* Directions: Identify the lines that contain the string "with", then copy each of them.

* Material:
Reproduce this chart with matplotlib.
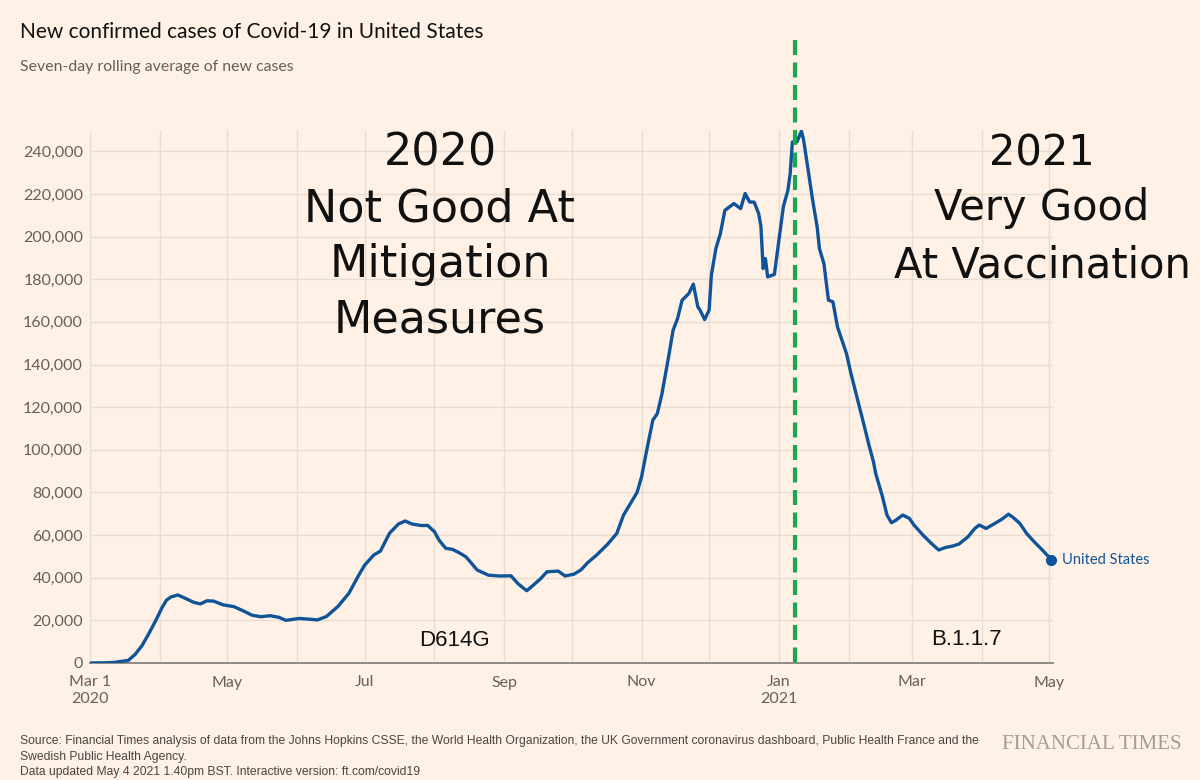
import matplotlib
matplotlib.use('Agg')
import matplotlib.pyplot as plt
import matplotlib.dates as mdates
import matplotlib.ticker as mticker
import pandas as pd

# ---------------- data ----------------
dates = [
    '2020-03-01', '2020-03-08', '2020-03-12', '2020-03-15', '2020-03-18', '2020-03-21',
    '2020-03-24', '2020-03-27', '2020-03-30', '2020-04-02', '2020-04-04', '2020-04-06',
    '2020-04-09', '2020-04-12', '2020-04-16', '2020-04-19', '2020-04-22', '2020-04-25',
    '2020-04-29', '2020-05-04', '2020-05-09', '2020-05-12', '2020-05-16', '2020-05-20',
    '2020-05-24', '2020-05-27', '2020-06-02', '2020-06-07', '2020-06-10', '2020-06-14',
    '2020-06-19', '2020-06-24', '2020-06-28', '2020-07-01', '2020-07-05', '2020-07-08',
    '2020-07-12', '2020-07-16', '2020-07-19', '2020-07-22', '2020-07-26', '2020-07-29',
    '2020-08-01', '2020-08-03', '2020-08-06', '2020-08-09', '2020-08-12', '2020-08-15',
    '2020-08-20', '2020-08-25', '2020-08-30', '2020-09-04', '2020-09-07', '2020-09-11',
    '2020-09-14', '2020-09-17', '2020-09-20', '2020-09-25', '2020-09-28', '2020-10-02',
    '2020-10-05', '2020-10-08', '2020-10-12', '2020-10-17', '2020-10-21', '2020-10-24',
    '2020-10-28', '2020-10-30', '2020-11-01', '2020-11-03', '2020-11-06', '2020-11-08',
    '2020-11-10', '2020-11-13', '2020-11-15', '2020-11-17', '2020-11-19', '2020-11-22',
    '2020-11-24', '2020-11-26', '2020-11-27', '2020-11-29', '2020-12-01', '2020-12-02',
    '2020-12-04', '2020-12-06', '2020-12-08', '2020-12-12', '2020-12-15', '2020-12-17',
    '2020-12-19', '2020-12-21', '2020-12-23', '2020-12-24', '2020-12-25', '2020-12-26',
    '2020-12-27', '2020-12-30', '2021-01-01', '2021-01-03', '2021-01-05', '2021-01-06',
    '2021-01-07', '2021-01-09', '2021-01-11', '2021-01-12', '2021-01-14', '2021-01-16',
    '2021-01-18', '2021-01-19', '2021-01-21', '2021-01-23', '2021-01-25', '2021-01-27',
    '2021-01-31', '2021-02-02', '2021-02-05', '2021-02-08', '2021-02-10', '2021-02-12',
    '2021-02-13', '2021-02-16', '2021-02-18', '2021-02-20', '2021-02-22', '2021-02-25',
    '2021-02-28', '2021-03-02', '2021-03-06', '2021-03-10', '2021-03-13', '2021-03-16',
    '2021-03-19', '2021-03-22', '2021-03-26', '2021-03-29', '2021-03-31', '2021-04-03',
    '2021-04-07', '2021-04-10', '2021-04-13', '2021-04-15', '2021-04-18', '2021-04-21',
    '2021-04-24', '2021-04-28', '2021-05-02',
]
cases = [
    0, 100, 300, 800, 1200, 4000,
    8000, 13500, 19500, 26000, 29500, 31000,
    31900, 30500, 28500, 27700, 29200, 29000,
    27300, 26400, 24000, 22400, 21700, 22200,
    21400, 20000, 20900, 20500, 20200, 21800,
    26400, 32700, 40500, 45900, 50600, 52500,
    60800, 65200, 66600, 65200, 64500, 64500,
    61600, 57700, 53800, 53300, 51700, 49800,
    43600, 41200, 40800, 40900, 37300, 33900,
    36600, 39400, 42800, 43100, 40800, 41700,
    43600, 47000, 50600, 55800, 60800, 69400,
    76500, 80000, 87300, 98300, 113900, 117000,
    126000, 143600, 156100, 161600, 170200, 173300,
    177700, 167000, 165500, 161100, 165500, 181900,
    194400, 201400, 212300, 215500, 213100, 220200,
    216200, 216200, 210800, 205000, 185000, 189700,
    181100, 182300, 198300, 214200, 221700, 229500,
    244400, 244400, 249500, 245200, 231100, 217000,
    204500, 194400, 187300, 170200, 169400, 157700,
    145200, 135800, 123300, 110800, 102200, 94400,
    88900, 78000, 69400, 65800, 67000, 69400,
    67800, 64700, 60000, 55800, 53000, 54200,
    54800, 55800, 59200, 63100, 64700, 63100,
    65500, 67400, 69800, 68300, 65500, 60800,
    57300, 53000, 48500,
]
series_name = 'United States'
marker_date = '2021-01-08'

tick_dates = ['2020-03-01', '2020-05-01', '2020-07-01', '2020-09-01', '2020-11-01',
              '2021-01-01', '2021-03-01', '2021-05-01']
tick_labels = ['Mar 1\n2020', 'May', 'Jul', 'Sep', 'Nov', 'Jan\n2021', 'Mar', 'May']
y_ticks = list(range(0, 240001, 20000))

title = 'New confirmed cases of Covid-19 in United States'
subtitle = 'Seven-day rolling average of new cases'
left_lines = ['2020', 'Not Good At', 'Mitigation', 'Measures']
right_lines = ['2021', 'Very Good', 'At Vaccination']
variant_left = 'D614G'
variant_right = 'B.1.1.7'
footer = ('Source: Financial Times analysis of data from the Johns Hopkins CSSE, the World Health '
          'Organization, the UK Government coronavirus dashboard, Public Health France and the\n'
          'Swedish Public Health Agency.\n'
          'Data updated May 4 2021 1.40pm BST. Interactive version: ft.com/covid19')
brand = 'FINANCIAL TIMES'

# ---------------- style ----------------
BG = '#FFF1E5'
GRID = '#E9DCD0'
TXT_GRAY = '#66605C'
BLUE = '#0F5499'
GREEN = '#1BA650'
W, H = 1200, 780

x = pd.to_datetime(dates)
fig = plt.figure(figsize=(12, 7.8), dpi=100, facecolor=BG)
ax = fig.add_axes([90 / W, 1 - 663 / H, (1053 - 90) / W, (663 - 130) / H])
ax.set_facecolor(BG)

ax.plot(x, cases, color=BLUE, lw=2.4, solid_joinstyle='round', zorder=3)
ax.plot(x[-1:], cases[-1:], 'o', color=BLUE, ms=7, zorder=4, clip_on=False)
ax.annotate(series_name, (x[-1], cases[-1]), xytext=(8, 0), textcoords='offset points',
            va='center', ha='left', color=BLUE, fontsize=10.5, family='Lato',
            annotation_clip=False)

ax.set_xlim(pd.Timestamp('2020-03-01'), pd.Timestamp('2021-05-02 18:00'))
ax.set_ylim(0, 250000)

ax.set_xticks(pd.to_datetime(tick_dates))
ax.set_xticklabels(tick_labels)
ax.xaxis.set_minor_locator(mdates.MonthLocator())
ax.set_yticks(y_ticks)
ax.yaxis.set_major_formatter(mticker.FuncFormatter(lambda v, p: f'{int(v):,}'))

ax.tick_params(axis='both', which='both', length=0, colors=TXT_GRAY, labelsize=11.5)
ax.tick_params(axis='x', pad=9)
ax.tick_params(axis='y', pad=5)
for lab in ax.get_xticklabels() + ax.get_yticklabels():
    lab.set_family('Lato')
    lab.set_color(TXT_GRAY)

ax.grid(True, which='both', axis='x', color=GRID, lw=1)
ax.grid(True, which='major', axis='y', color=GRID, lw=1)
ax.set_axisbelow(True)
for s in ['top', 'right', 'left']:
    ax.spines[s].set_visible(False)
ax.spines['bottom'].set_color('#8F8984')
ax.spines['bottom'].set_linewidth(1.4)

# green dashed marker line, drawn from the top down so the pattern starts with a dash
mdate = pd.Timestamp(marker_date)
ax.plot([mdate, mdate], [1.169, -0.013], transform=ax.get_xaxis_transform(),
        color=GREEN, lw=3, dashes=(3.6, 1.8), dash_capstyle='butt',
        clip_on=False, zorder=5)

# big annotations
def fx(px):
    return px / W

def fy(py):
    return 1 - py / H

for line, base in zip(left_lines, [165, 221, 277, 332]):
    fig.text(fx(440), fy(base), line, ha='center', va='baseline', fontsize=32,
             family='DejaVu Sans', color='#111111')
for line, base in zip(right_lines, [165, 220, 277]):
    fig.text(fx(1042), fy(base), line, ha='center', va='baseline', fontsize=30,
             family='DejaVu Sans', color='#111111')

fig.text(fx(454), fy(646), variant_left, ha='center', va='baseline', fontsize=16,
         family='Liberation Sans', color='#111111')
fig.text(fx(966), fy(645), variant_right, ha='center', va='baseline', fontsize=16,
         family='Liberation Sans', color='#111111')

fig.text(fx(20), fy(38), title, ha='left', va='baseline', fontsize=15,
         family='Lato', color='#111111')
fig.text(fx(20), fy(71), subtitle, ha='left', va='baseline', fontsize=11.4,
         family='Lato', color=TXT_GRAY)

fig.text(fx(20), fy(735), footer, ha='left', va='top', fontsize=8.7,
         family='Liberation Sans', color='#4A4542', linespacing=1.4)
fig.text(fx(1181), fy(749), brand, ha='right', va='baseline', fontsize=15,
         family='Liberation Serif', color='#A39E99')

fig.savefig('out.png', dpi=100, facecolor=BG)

* Right answer:
Reproduce this chart with matplotlib.
# green dashed marker line, drawn from the top down so the pattern starts with a dash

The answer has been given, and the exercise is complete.